Don't let the first time you see something be the first time you see something.

The Opposite of Risk Management is Crisis Management.

The original intention of this project, a goal that remains today, is to determine whether providing our crews with access to high-fidelity visual and motion-simulator technology would help maintain their perishable Search & Rescue and aeronautical emergency-procedure skills.

This crew “free-flight” concept in using this simulator is based on the assumption that the crew scheduling the simulator is usually the best judge of what to review, not an instructor or pre-established syllabus.

This is not to suggest, however, that crews are precluded from requesting instructional sessions. SPG instructors will always be available to provide any guidance a crew may request, or crews can provide their own instructor.

In addition to this “free-flight” concept, the SPG has also created pre-packaged elective sessions, each focusing on a specific event or situation, such as continued VFR flight into IFR conditions, controlled flight into terrain, runway incursions, and some favorites like partial panel, vacuum or pitot-static problems at night, or an alternator failure in VFR conditions on top.
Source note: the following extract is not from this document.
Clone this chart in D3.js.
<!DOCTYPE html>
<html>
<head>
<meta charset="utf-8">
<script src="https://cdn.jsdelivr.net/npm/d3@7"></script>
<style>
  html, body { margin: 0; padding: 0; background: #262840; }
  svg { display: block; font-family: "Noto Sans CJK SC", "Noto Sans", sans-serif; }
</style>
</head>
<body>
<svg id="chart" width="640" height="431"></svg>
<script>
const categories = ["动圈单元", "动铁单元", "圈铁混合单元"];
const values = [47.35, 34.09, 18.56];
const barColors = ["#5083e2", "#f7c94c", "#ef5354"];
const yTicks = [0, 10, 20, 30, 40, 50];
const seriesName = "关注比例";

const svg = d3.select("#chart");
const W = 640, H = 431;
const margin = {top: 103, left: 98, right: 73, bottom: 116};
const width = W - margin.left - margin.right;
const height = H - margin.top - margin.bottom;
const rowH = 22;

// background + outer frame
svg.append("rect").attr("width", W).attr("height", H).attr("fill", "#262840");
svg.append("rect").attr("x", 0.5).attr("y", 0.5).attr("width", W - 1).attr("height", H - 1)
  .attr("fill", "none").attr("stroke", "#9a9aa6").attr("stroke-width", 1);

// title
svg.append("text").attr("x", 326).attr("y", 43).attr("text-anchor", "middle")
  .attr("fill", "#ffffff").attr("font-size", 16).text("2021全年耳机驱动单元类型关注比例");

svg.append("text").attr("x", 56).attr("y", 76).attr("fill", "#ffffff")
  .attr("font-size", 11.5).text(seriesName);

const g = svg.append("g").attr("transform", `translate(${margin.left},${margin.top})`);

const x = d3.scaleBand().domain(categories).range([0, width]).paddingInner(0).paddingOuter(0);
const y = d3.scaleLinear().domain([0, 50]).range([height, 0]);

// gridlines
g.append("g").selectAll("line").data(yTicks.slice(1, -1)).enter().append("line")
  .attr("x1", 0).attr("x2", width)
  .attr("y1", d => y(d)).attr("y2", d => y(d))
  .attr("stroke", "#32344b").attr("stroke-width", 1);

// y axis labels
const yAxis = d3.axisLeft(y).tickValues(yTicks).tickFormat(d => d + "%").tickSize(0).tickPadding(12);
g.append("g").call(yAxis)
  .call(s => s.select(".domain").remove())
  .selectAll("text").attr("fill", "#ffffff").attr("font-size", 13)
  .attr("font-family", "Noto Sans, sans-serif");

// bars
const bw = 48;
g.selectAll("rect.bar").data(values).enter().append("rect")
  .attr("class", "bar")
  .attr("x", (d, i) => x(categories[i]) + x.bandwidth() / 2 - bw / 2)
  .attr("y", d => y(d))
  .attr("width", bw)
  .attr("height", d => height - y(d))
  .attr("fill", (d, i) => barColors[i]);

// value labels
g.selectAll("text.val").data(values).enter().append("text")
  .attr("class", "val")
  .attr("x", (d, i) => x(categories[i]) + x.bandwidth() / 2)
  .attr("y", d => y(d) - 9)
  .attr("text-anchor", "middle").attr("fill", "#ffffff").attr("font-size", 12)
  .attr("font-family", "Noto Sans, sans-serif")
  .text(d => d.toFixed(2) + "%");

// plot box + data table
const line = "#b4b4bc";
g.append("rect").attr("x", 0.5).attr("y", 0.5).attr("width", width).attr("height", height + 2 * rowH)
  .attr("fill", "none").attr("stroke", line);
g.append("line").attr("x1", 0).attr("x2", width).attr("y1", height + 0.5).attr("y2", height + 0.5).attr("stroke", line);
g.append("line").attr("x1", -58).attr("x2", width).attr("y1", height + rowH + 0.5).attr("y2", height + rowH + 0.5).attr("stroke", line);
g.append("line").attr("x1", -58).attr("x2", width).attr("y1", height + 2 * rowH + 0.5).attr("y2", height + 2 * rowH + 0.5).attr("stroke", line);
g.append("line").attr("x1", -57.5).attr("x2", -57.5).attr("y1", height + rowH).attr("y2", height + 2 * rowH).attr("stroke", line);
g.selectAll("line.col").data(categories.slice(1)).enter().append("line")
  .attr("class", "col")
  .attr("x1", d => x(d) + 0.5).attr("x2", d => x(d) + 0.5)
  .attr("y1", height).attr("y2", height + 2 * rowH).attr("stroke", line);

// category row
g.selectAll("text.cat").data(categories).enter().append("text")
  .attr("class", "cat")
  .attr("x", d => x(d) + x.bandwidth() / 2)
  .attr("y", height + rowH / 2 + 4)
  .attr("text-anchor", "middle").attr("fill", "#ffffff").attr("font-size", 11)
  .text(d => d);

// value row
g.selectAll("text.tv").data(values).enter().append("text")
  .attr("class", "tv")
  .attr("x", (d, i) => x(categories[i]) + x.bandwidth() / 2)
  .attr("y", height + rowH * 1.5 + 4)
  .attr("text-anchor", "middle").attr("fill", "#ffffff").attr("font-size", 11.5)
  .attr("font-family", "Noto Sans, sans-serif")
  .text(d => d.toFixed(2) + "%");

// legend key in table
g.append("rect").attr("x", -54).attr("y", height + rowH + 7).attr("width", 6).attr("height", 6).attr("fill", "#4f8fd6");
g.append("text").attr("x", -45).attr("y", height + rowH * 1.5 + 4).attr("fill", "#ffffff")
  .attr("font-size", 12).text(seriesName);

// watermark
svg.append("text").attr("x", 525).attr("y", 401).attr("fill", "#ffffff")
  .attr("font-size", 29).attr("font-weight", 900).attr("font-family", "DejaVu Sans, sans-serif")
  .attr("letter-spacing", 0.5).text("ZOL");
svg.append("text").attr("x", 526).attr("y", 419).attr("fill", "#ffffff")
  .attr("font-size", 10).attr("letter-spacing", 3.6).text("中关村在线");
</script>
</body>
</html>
All of these situations have been handled by pilots or crews with good outcomes, but usually only after they were reviewed and practiced before the first time someone saw them, because when you see emergencies like these for the first time, that’s the time to do something, not learn something.

Since recreating and practicing these scenarios during actual flight is not appropriate due to the obvious risks involved, simulator use becomes all the more valuable in High-RISK training that can be accomplished in a No-Risk/High-Gain training environment.

Another feature the SPG has leveraged is the simulator's advanced graphics in recreating historical teachable events.

Working with the simulator manufacturer's software team, archived activity logs, audio recordings, and photographs have been successfully integrated into the simulator's graphics software, enabling the simulator to serve as a virtual flying classroom where crews can learn and experience the sights, sounds, and sensations of real-world teachable events in real time.

In another effort to provide opportunities to see things for the first time, before someone sees them for the first time, the SPG has designed and developed a Northeast District custom Search & Rescue training and practice package, with multiple SAR targets inserted across the District Northeast AOR.

From Burlington to Cape Cod, Nantucket to Sandy Hook, and points in between, crews can now apply the lessons learned from Spring Training to their home waters with these local AOR distressed targets.

These and other operational exercises and flight profiles will continue throughout 2026, during which the SPG will seek line crews to test and evaluate these scenarios in the research validation phase.